The problem ▸ Copy the data below exactly, omitting any picture it contains.
— start Source data —
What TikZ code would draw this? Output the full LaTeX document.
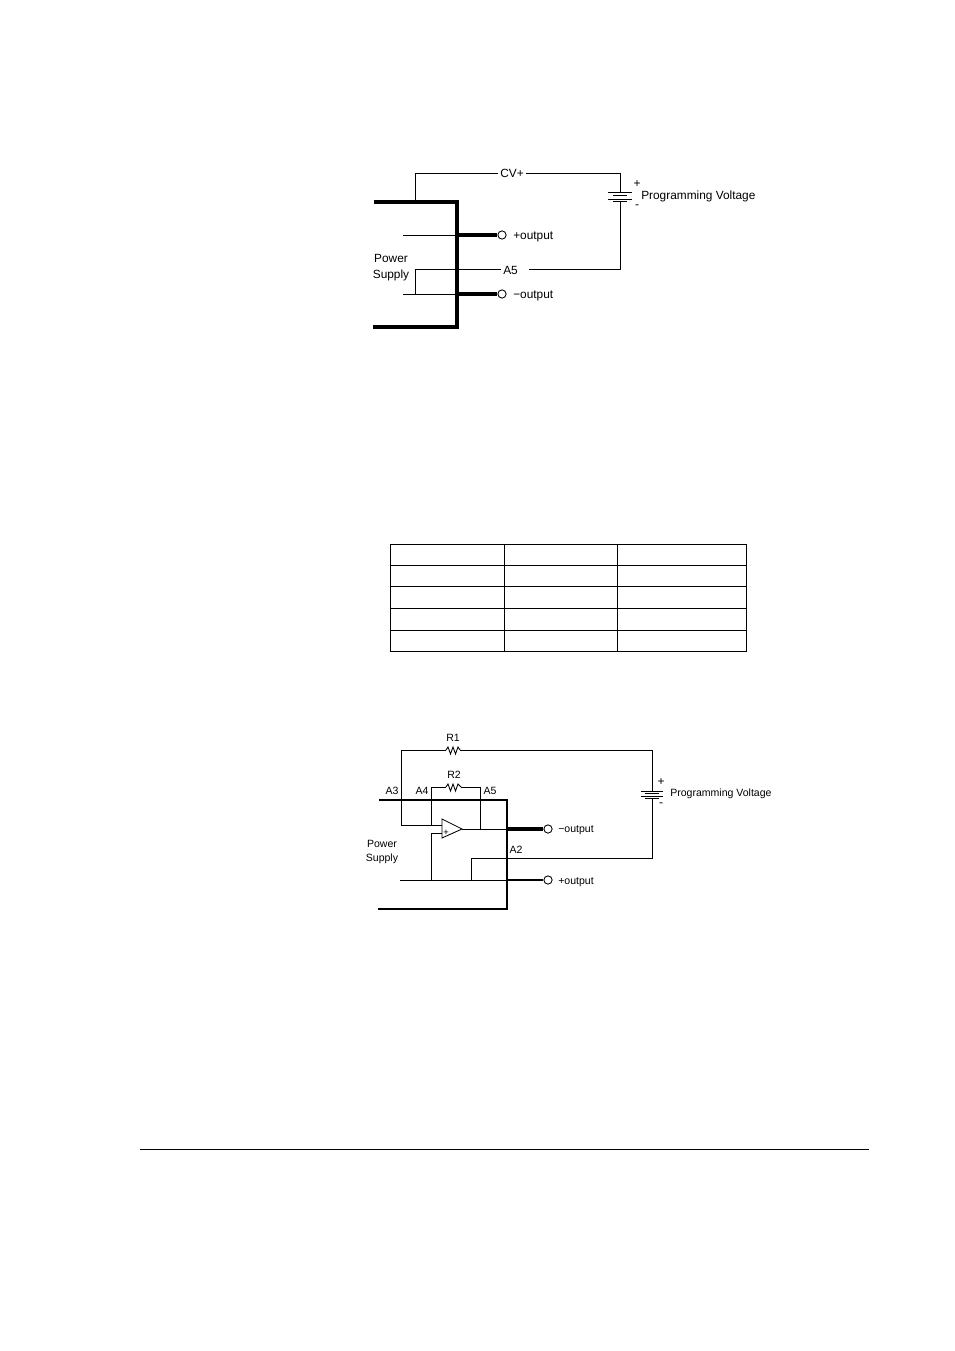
\documentclass[tikz,border=0pt]{standalone}
\usepackage{fontspec}
\setmainfont{Liberation Sans}
\usetikzlibrary{calc}
\tikzset{
  wire/.style={line width=0.65pt},
  bus/.style={line width=2.6pt},
  frame/.style={line width=2.1pt},
  grid/.style={line width=0.65pt},
  lab/.style={inner sep=0pt, font=\fontsize{8.9pt}{10pt}\selectfont},
  labs/.style={inner sep=0pt, font=\fontsize{7.9pt}{9pt}\selectfont},
  gap/.style={inner sep=1.5pt, font=\fontsize{8.9pt}{10pt}\selectfont},
  sign/.style={inner sep=0pt, font=\fontsize{9pt}{9pt}\selectfont},
  term/.style={circle, draw, line width=0.65pt, fill=white, minimum size=6.2pt, inner sep=0pt}
}
\begin{document}
\begin{tikzpicture}[x=0.75pt,y=-0.75pt]
\useasboundingbox (0,0) rectangle (954,1351);

% upper circuit
\coordinate (TL) at (374,202); \coordinate (TR) at (457,202);
\coordinate (BR) at (457,327); \coordinate (BL) at (373,327);
\draw[bus, line join=miter] (TL) -- (TR) -- (BR) -- (BL);

\node[gap] (CV) at (512,173) {CV+};
\node[gap, anchor=west] (AF) at (501,270) {A5\hphantom{C}};
\node[term] (PO) at (502,235) {};
\node[term] (MO) at (502,294) {};
\node[lab, anchor=west] (POL) at (513,237) {+output};
\node[lab, anchor=west] (MOL) at (513,296) {−output};
\node[lab] (PS) at (391,258) {Power};
\node[lab] (SU) at (391,275) {Supply};
\node[lab, anchor=west] (PV) at (641,196) {Programming Voltage};
\node[sign] (BP) at (637,184) {+};
\node[sign] (BM) at (637,207) {-};

\coordinate (CA) at (415,202); \coordinate (CB) at (415,173);
\coordinate (CC) at (620,173); \coordinate (CD) at (620,192);
\coordinate (DA) at (620,201); \coordinate (DB) at (620,269);
\coordinate (DC) at (415,269); \coordinate (DD) at (415,294);
\coordinate (PA) at (403,235); \coordinate (PB) at (457,235);
\coordinate (MA) at (403,294); \coordinate (MB) at (457,294);

\draw[wire] (CA) -- (CB) -- (CV);
\draw[wire] (CV) -- (CC) -- (CD);
\draw[wire] (DA) -- (DB) -- (AF.east |- DB);
\draw[wire] (AF.west |- DC) -- (DC) -- (DD);
\draw[wire] (PA) -- (PB);
\draw[wire] (MA) -- (MB);
\draw[bus] (PB) -- (PO);
\draw[bus] (MB) -- (MO);

% battery of upper circuit
\draw[wire] ($(CD)+(-12,0)$) -- ($(CD)+(12,0)$);
\draw[wire] ($(CD)+(-7,3)$) -- ($(CD)+(7,3)$);
\draw[wire] ($(CD)+(-12,7)$) -- ($(CD)+(12,7)$);
\draw[wire] ($(DA)+(-7,0)$) -- ($(DA)+(7,0)$);

% table
\coordinate (GA) at (390,544); \coordinate (GB) at (746,651);
\draw[grid] (GA) rectangle (GB);
\draw[grid] (504,544) -- (504,651);
\draw[grid] (617,544) -- (617,651);
\draw[grid] (390,565) -- (746,565);
\draw[grid] (390,586) -- (746,586);
\draw[grid] (390,608) -- (746,608);
\draw[grid] (390,630) -- (746,630);

% lower circuit
\coordinate (UL) at (379,800); \coordinate (UR) at (507,800);
\coordinate (LR) at (507,909); \coordinate (LL) at (378,909);
\draw[frame, line join=miter] (UL) -- (UR) -- (LR) -- (LL);

\node[term] (NO) at (548,829) {};
\node[term] (PU) at (548,880) {};
\node[labs, anchor=west] (NOL) at (558,830) {−output};
\node[labs, anchor=west] (PUL) at (558,882) {+output};
\node[labs] (RA) at (453,738) {R1};
\node[labs] (RB) at (454,775) {R2};
\node[labs] (AT) at (392,791) {A3};
\node[labs] (AV) at (422,791) {A4};
\node[labs] (AW) at (490,791) {A5};
\node[labs] (AX) at (516,850) {A2};
\node[labs] (PW) at (382,844) {Power};
\node[labs] (SP) at (382,859) {Supply};
\node[labs, anchor=west] (PG) at (670,794) {Programming Voltage};
\node[sign] (BQ) at (661,782) {+};
\node[sign] (BN) at (661,805) {-};

\coordinate (OA) at (442,819); \coordinate (OB) at (442,838); \coordinate (OC) at (462,829);
\draw[wire] (OA) -- (OB) -- (OC) -- cycle;
\node[inner sep=0pt, font=\fontsize{7pt}{7pt}\selectfont] (OP) at (446,833) {+};

\coordinate (WA) at (401,750); \coordinate (WB) at (401,825); \coordinate (WC) at (442,825);
\coordinate (WD) at (446,750); \coordinate (WE) at (460,750);
\coordinate (WF) at (652,750); \coordinate (WG) at (652,791);
\coordinate (WH) at (652,798); \coordinate (WI) at (652,858);
\coordinate (WJ) at (471,858); \coordinate (WK) at (471,880);
\coordinate (XA) at (431,825); \coordinate (XB) at (431,787);
\coordinate (XC) at (446,787); \coordinate (XD) at (461,787);
\coordinate (XE) at (480,787); \coordinate (XF) at (480,829);
\coordinate (XG) at (507,829);
\coordinate (YA) at (442,833); \coordinate (YB) at (431,833); \coordinate (YC) at (431,880);
\coordinate (ZA) at (400,880); \coordinate (ZB) at (507,880);

\draw[wire] (WD) -- (WA) -- (WB) -- (WC);
\draw[wire] (WE) -- (WF) -- (WG);
\draw[wire] (WH) -- (WI) -- (WJ) -- (WK);
\draw[wire] (XA) -- (XB) -- (XC);
\draw[wire] (XD) -- (XE) -- (XF);
\draw[wire] (OC) -- (XG);
\draw[wire] (YA) -- (YB) -- (YC);
\draw[wire] (ZA) -- (ZB);
\draw[bus] (XG) -- (NO);
\draw[line width=1.6pt] (ZB) -- (PU);

% resistors
\draw[wire] (WD) -- ++(2,-3) -- ++(2.5,7) -- ++(2.5,-7) -- ++(2.5,7) -- ++(2.5,-7) -- (WE);
\draw[wire] (XC) -- ++(2,-3) -- ++(2.5,7) -- ++(2.5,-7) -- ++(2.5,7) -- ++(2.5,-7) -- (XD);

% battery of lower circuit
\draw[wire] ($(WG)+(-11,0)$) -- ($(WG)+(11,0)$);
\draw[wire] ($(WG)+(-7,2.5)$) -- ($(WG)+(7,2.5)$);
\draw[wire] ($(WG)+(-11,5)$) -- ($(WG)+(11,5)$);
\draw[wire] ($(WH)+(-7,0)$) -- ($(WH)+(7,0)$);

% page rule
\coordinate (RL) at (140,1149); \coordinate (RR) at (869,1149);
\draw[wire] (RL) -- (RR);
\end{tikzpicture}
\end{document}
— end Source data —
Problem solution ▸
What TikZ code would draw this? Output the full LaTeX document.
\documentclass[tikz,border=0pt]{standalone}
\usepackage{fontspec}
\setmainfont{Liberation Sans}
\usetikzlibrary{calc}
\tikzset{
  wire/.style={line width=0.65pt},
  bus/.style={line width=2.6pt},
  frame/.style={line width=2.1pt},
  grid/.style={line width=0.65pt},
  lab/.style={inner sep=0pt, font=\fontsize{8.9pt}{10pt}\selectfont},
  labs/.style={inner sep=0pt, font=\fontsize{7.9pt}{9pt}\selectfont},
  gap/.style={inner sep=1.5pt, font=\fontsize{8.9pt}{10pt}\selectfont},
  sign/.style={inner sep=0pt, font=\fontsize{9pt}{9pt}\selectfont},
  term/.style={circle, draw, line width=0.65pt, fill=white, minimum size=6.2pt, inner sep=0pt}
}
\begin{document}
\begin{tikzpicture}[x=0.75pt,y=-0.75pt]
\useasboundingbox (0,0) rectangle (954,1351);

% upper circuit
\coordinate (TL) at (374,202); \coordinate (TR) at (457,202);
\coordinate (BR) at (457,327); \coordinate (BL) at (373,327);
\draw[bus, line join=miter] (TL) -- (TR) -- (BR) -- (BL);

\node[gap] (CV) at (512,173) {CV+};
\node[gap, anchor=west] (AF) at (501,270) {A5\hphantom{C}};
\node[term] (PO) at (502,235) {};
\node[term] (MO) at (502,294) {};
\node[lab, anchor=west] (POL) at (513,237) {+output};
\node[lab, anchor=west] (MOL) at (513,296) {−output};
\node[lab] (PS) at (391,258) {Power};
\node[lab] (SU) at (391,275) {Supply};
\node[lab, anchor=west] (PV) at (641,196) {Programming Voltage};
\node[sign] (BP) at (637,184) {+};
\node[sign] (BM) at (637,207) {-};

\coordinate (CA) at (415,202); \coordinate (CB) at (415,173);
\coordinate (CC) at (620,173); \coordinate (CD) at (620,192);
\coordinate (DA) at (620,201); \coordinate (DB) at (620,269);
\coordinate (DC) at (415,269); \coordinate (DD) at (415,294);
\coordinate (PA) at (403,235); \coordinate (PB) at (457,235);
\coordinate (MA) at (403,294); \coordinate (MB) at (457,294);

\draw[wire] (CA) -- (CB) -- (CV);
\draw[wire] (CV) -- (CC) -- (CD);
\draw[wire] (DA) -- (DB) -- (AF.east |- DB);
\draw[wire] (AF.west |- DC) -- (DC) -- (DD);
\draw[wire] (PA) -- (PB);
\draw[wire] (MA) -- (MB);
\draw[bus] (PB) -- (PO);
\draw[bus] (MB) -- (MO);

% battery of upper circuit
\draw[wire] ($(CD)+(-12,0)$) -- ($(CD)+(12,0)$);
\draw[wire] ($(CD)+(-7,3)$) -- ($(CD)+(7,3)$);
\draw[wire] ($(CD)+(-12,7)$) -- ($(CD)+(12,7)$);
\draw[wire] ($(DA)+(-7,0)$) -- ($(DA)+(7,0)$);

% table
\coordinate (GA) at (390,544); \coordinate (GB) at (746,651);
\draw[grid] (GA) rectangle (GB);
\draw[grid] (504,544) -- (504,651);
\draw[grid] (617,544) -- (617,651);
\draw[grid] (390,565) -- (746,565);
\draw[grid] (390,586) -- (746,586);
\draw[grid] (390,608) -- (746,608);
\draw[grid] (390,630) -- (746,630);

% lower circuit
\coordinate (UL) at (379,800); \coordinate (UR) at (507,800);
\coordinate (LR) at (507,909); \coordinate (LL) at (378,909);
\draw[frame, line join=miter] (UL) -- (UR) -- (LR) -- (LL);

\node[term] (NO) at (548,829) {};
\node[term] (PU) at (548,880) {};
\node[labs, anchor=west] (NOL) at (558,830) {−output};
\node[labs, anchor=west] (PUL) at (558,882) {+output};
\node[labs] (RA) at (453,738) {R1};
\node[labs] (RB) at (454,775) {R2};
\node[labs] (AT) at (392,791) {A3};
\node[labs] (AV) at (422,791) {A4};
\node[labs] (AW) at (490,791) {A5};
\node[labs] (AX) at (516,850) {A2};
\node[labs] (PW) at (382,844) {Power};
\node[labs] (SP) at (382,859) {Supply};
\node[labs, anchor=west] (PG) at (670,794) {Programming Voltage};
\node[sign] (BQ) at (661,782) {+};
\node[sign] (BN) at (661,805) {-};

\coordinate (OA) at (442,819); \coordinate (OB) at (442,838); \coordinate (OC) at (462,829);
\draw[wire] (OA) -- (OB) -- (OC) -- cycle;
\node[inner sep=0pt, font=\fontsize{7pt}{7pt}\selectfont] (OP) at (446,833) {+};

\coordinate (WA) at (401,750); \coordinate (WB) at (401,825); \coordinate (WC) at (442,825);
\coordinate (WD) at (446,750); \coordinate (WE) at (460,750);
\coordinate (WF) at (652,750); \coordinate (WG) at (652,791);
\coordinate (WH) at (652,798); \coordinate (WI) at (652,858);
\coordinate (WJ) at (471,858); \coordinate (WK) at (471,880);
\coordinate (XA) at (431,825); \coordinate (XB) at (431,787);
\coordinate (XC) at (446,787); \coordinate (XD) at (461,787);
\coordinate (XE) at (480,787); \coordinate (XF) at (480,829);
\coordinate (XG) at (507,829);
\coordinate (YA) at (442,833); \coordinate (YB) at (431,833); \coordinate (YC) at (431,880);
\coordinate (ZA) at (400,880); \coordinate (ZB) at (507,880);

\draw[wire] (WD) -- (WA) -- (WB) -- (WC);
\draw[wire] (WE) -- (WF) -- (WG);
\draw[wire] (WH) -- (WI) -- (WJ) -- (WK);
\draw[wire] (XA) -- (XB) -- (XC);
\draw[wire] (XD) -- (XE) -- (XF);
\draw[wire] (OC) -- (XG);
\draw[wire] (YA) -- (YB) -- (YC);
\draw[wire] (ZA) -- (ZB);
\draw[bus] (XG) -- (NO);
\draw[line width=1.6pt] (ZB) -- (PU);

% resistors
\draw[wire] (WD) -- ++(2,-3) -- ++(2.5,7) -- ++(2.5,-7) -- ++(2.5,7) -- ++(2.5,-7) -- (WE);
\draw[wire] (XC) -- ++(2,-3) -- ++(2.5,7) -- ++(2.5,-7) -- ++(2.5,7) -- ++(2.5,-7) -- (XD);

% battery of lower circuit
\draw[wire] ($(WG)+(-11,0)$) -- ($(WG)+(11,0)$);
\draw[wire] ($(WG)+(-7,2.5)$) -- ($(WG)+(7,2.5)$);
\draw[wire] ($(WG)+(-11,5)$) -- ($(WG)+(11,5)$);
\draw[wire] ($(WH)+(-7,0)$) -- ($(WH)+(7,0)$);

% page rule
\coordinate (RL) at (140,1149); \coordinate (RR) at (869,1149);
\draw[wire] (RL) -- (RR);
\end{tikzpicture}
\end{document}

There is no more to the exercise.